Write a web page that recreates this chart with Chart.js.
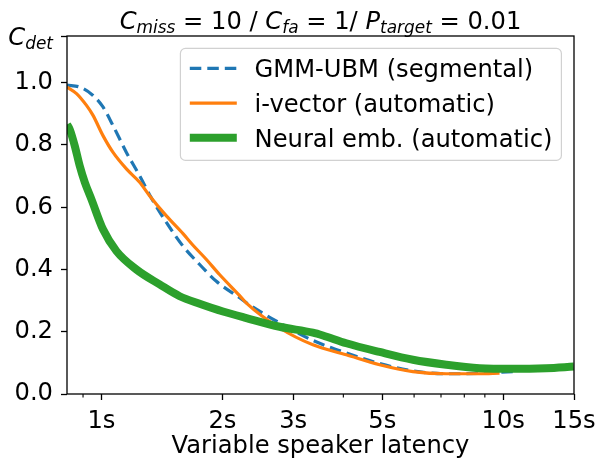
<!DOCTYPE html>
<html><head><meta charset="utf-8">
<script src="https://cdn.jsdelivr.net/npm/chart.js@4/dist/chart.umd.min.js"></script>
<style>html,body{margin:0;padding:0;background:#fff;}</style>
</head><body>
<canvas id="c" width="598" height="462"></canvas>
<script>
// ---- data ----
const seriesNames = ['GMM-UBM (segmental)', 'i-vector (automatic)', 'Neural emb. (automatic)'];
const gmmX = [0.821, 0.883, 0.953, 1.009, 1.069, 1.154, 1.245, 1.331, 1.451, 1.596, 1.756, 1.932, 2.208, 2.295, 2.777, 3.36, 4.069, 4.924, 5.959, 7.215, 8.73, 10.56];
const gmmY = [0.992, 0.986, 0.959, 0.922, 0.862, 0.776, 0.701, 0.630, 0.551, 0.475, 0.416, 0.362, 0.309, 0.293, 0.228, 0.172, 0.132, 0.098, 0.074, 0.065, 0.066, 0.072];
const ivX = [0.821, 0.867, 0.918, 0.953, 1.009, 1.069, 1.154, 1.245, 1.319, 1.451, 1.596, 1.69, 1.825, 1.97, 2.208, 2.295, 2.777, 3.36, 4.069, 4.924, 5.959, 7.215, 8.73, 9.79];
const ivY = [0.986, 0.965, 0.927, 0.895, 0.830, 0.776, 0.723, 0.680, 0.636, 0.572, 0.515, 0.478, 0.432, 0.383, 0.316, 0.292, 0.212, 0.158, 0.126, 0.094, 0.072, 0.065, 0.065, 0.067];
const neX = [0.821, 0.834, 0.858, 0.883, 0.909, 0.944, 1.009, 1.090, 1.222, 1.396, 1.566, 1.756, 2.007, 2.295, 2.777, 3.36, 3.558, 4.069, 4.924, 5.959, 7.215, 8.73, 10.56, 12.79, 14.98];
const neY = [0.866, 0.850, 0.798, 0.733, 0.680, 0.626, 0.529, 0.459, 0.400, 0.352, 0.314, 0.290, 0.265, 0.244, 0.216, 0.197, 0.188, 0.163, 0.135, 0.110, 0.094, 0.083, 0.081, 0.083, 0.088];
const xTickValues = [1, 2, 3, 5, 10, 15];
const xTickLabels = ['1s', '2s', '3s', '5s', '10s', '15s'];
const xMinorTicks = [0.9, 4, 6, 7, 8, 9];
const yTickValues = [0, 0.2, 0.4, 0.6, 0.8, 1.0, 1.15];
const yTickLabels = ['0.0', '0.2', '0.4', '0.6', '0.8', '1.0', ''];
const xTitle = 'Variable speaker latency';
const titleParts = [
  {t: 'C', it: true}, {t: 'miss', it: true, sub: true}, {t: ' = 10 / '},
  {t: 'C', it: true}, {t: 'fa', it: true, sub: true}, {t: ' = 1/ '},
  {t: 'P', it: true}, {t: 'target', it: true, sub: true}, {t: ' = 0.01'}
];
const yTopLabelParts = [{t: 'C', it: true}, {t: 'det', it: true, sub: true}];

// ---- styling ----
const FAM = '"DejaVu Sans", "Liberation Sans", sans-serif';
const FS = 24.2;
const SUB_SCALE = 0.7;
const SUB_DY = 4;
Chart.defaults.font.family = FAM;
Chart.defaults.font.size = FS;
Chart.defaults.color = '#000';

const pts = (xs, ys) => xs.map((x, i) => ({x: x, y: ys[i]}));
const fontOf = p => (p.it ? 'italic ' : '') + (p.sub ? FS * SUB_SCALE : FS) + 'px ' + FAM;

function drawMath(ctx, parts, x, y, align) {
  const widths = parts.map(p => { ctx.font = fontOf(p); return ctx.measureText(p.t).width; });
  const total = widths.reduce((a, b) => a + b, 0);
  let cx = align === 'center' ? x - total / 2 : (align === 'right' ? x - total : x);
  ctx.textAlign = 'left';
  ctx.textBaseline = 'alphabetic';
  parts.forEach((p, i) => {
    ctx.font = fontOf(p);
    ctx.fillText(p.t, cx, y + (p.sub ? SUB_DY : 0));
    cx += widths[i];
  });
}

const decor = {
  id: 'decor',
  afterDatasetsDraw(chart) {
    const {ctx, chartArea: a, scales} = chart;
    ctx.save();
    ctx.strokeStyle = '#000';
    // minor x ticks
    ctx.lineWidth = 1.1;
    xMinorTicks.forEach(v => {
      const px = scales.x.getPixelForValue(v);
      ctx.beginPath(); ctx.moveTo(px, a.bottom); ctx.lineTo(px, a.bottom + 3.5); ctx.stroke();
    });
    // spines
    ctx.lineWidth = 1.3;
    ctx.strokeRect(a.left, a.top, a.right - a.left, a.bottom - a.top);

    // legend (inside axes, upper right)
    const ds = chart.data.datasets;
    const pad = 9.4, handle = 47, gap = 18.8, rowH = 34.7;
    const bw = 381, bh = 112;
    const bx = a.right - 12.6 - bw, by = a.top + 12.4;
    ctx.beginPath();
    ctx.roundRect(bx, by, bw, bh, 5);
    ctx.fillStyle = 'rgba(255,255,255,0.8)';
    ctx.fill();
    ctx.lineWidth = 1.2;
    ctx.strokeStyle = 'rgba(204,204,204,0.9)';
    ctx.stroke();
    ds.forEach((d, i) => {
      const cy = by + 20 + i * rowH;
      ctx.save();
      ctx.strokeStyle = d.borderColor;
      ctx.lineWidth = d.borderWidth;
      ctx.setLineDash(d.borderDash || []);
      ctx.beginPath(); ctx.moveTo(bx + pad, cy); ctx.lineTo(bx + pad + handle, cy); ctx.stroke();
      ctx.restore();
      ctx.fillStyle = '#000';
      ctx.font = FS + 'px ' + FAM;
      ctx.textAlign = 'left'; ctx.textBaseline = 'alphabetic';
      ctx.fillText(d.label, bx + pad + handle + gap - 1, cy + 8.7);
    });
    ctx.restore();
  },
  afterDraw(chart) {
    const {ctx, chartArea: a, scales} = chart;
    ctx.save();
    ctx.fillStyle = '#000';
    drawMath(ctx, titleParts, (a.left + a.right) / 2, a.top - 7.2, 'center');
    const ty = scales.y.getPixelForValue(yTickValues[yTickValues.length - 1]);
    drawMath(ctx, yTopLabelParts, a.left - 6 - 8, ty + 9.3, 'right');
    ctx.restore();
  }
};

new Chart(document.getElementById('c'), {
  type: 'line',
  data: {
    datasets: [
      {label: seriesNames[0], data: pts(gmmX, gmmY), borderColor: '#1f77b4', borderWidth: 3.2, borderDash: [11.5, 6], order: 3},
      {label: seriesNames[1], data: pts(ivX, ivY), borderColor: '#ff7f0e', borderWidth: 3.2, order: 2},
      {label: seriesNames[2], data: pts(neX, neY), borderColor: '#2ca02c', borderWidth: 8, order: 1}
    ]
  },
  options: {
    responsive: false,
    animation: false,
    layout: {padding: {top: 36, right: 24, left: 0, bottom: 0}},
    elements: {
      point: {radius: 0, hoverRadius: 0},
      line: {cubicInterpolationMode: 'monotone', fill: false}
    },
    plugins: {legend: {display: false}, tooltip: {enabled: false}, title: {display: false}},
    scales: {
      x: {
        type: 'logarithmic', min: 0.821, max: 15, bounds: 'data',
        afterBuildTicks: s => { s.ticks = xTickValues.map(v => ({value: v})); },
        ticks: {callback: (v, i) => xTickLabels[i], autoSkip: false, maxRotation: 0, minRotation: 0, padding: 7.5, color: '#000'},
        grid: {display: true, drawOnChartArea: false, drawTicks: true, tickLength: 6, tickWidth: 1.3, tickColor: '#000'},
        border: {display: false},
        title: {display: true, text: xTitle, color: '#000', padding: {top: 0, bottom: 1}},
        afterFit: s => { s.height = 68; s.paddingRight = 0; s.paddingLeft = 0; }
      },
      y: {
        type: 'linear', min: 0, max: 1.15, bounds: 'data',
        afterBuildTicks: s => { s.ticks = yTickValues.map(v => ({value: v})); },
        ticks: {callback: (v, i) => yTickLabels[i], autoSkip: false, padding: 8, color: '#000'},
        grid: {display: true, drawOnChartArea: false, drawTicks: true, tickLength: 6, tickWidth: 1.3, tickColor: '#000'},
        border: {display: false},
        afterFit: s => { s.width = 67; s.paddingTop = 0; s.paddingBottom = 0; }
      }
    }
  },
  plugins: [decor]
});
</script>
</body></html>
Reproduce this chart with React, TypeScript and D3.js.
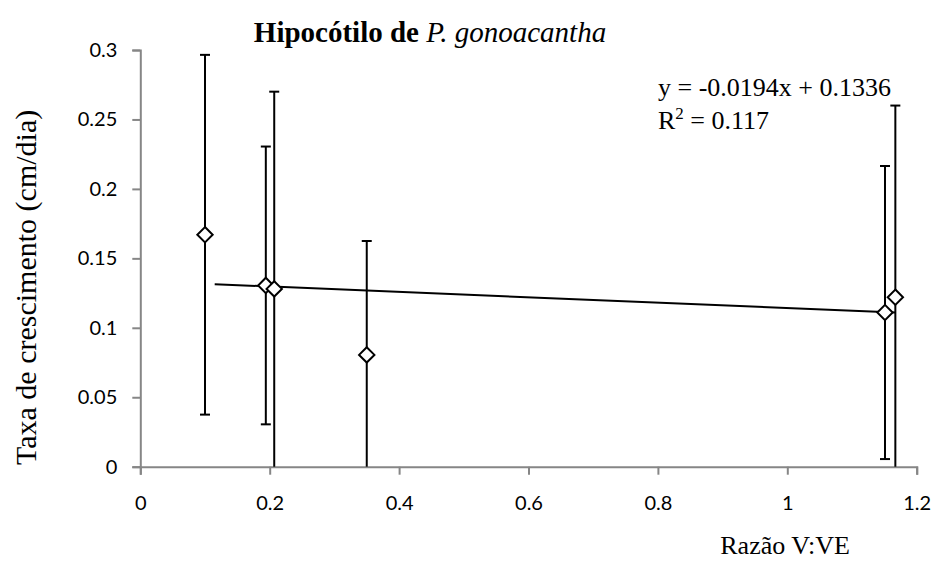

- **WORK REQUIRED**:
Look through the data and show every line containing "with".

- **EXERCISE OUTPUT**:
Write a web page that recreates this chart with Chart.js.
Reproduce this chart with React, TypeScript and D3.js.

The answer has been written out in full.